6. Performance Tuning and Monitoring
Continuous monitoring and tuning are essential for maintaining optimal performance.
- SQL Server Profiler/Extended Events: Capture and analyze queries to identify slow-running queries and understand user query patterns.
- Performance Monitor (PerfMon): Monitor key SSAS performance counters such as
Physical Bytes Of Memory Available
,Cache Hit Ratio
,Query %
, andCPU Usage
. - DAX Studio and Tabular Editor: Utilize these external tools for advanced query analysis, performance optimization, and model management, especially for Tabular models.
- MDX/DAX Optimization: Optimize your MDX or DAX queries. Complex calculations and inefficient query patterns can significantly degrade performance.
Tip: Regularly review your Analysis Services version and ensure you are running the latest service packs and cumulative updates, as they often contain performance improvements and bug fixes.
7. Dimensional Modeling Specifics
- Semi-Additive Measures: Understand how to model semi-additive measures correctly (e.g., inventory, account balances) which can only be aggregated along certain dimensions.
- Skipped Levels and Ragged Hierarchies: Use these features cautiously. While they offer flexibility, they can sometimes impact performance.

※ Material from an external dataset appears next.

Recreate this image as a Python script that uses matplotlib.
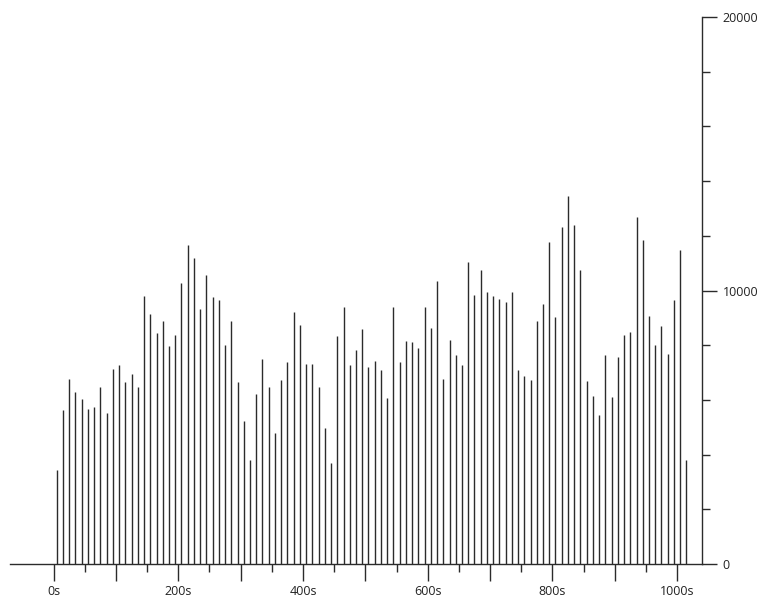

- Parent-Child Hierarchies: While useful for organizational structures, they can be less performant for very deep hierarchies compared to flat dimensions.
Conclusion
Managing large datasets in Analysis Services is an ongoing process that requires a combination of sound design principles, strategic use of features like partitioning and aggregations, and diligent performance monitoring. By implementing these best practices, you can build robust and high-performing analytical solutions that scale with your data.